Pro Tip: Specificity is not the opposite of scale. In practice, the more detailed and culturally grounded your work is, the easier it is to market, remember, and recommend.
Why Cultural Specificity Wins Attention Faster Than Generic Appeal
Specific stories create instant positioning
Most creators struggle because their content sounds interchangeable. They use broad themes, vague aesthetics, and safe language that could belong to anyone. Cultural storytelling solves that problem by giving your work an unmistakable frame: a place, a dialect, a social code, a ritual, or a tension only insiders fully recognize. That kind of detail is not decorative; it is positioning. For a deeper analogy, look at how color systems extracted from real-world imagery can generate a more coherent visual identity than arbitrary palettes.
Duppy gains power because it is not “just a horror story.” It is a horror story shaped by Jamaican life, late-1990s tension, and the local meanings attached to the supernatural. That changes the audience response immediately. Instead of asking, “What is this?” viewers ask, “What am I about to learn, feel, or recognize?” In content terms, that shifts the work from commodity to category.
Insider detail builds trust and curiosity simultaneously
Audiences are highly sensitive to authenticity. They can tell when a creator is borrowing surface-level markers versus understanding a culture from the inside. When details feel lived-in, people trust the work more, and trust is the currency that drives shares, watch time, and repeat engagement. This is why many creators now win by acting like local experts rather than broad entertainers, much like businesses that succeed through smart localization decisions rather than generic translation.

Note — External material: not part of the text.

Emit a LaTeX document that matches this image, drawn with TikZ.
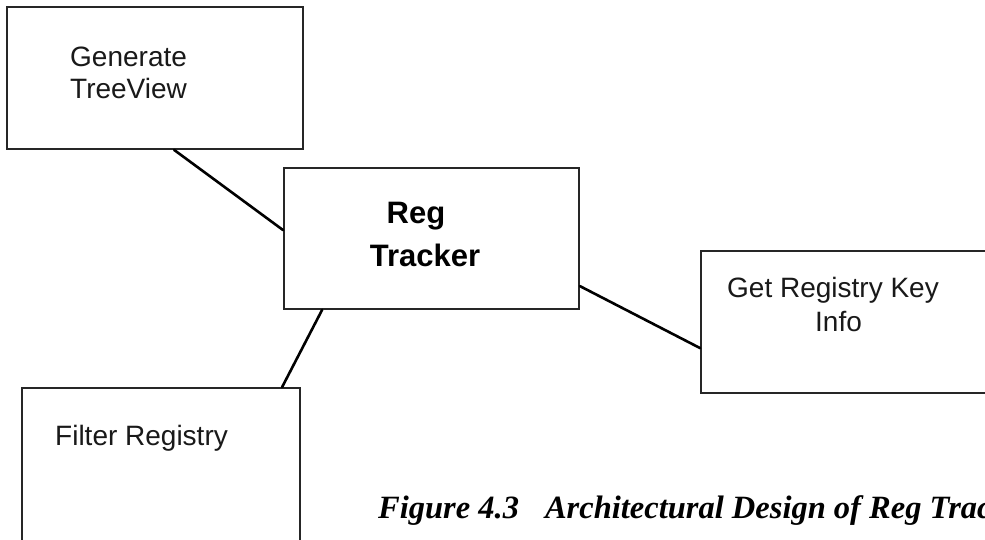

Curiosity also increases because specificity creates gaps in knowledge. If you have never lived in Jamaica, a story built around local history, folk beliefs, and social texture invites you in. If you have lived there, the story validates your experience. That dual effect is powerful: it widens the top of the funnel while deepening loyalty at the center. In other words, authenticity gives you both discovery and retention.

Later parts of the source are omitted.